Combien de personnes innocentes croupissent en prison alors que leur seul tort
était d’être au mauvais endroit au mauvais moment ? Mais eux, ce sont des
sénégalais ordinaires !
C’est vraiment écœurant. Et on vient nous raconter des histoires de diabète : ce
pays est en train de devenir un Narco-État. Quand l’argent sale élit domicile
dans un État, l’argent licite le quitte, le travail devient facultatif et l’économie
réelle sombre faisant place à un système de spéculation sans devise. Le travail
ne sert plus à rien dans ce pays : les travailleurs sont les plus pauvres et ce, non
par une quelconque exploitation du travailleur par l’employeur, mais à cause de
la chute vertigineuse du pouvoir d’achat.

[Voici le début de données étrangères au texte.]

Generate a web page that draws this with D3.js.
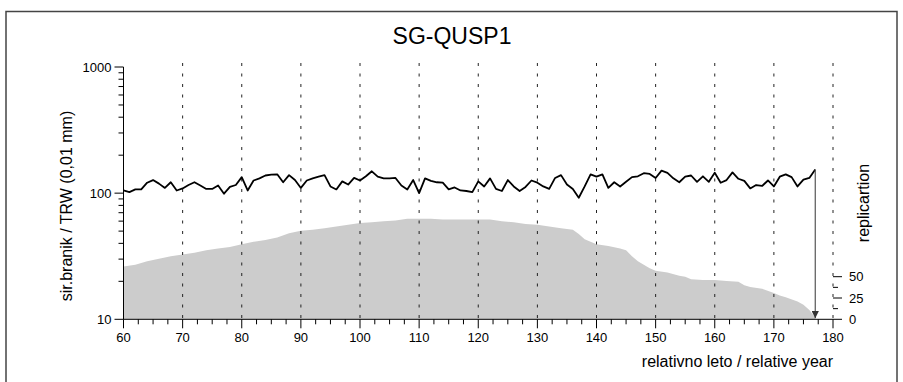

Le plus inquiétant, c’est qu’en écoutant le mis en cause on a l’impression qu’il y a
des gens qui peuvent se faire justice eux-mêmes : il prétend qu’il a saisi lui-
même la voiture de son débiteur qui refusait de lui payer son dû ! Sommes-nous
dans un pays de cow-boys ? C’est quand même extraordinaire : on fait du Coran
un jouet pour se tirer d’affaire et ça va faire jurisprudence pour les voleurs. La
question qui me taraude l’esprit est comment un député grassement payé par nos
maigres deniers publics peut-il être enfariné dans une affaire qui nécessite la
solution radicale qu’il dit avoir mise en œuvre ? C’est quoi le deal au juste ? Ah
ce pays ! C’est quoi finalement ce peuple qui se fait berner par des voyous de si
grand chemin ? Dans un pays sérieux ce type ne serait pas rentré chez lui.
Et le gars se permet de dire qu’il s’est rendu à Touba la sainte pour solliciter des
prières ! Il n’est pas coupable, mais il trouve nécessaire d’aller spécialement à
Touba pour ne pas être « coupable » : il ne respecte même pas la ville sainte. C’est
révoltant. On aura tout vu avec ce régime de voyous. Pire, le gars, comme pour
nous divertir et nous distraire, vient nous jeter « l’os à ronger » de sa démission :
avait-il vraiment besoin de démissionner ? La seule chose positive dans cette
affaire, c’est sa démission (superflue du reste) : au moins le titre de député ne
sera plus souillé par une telle canaillerie.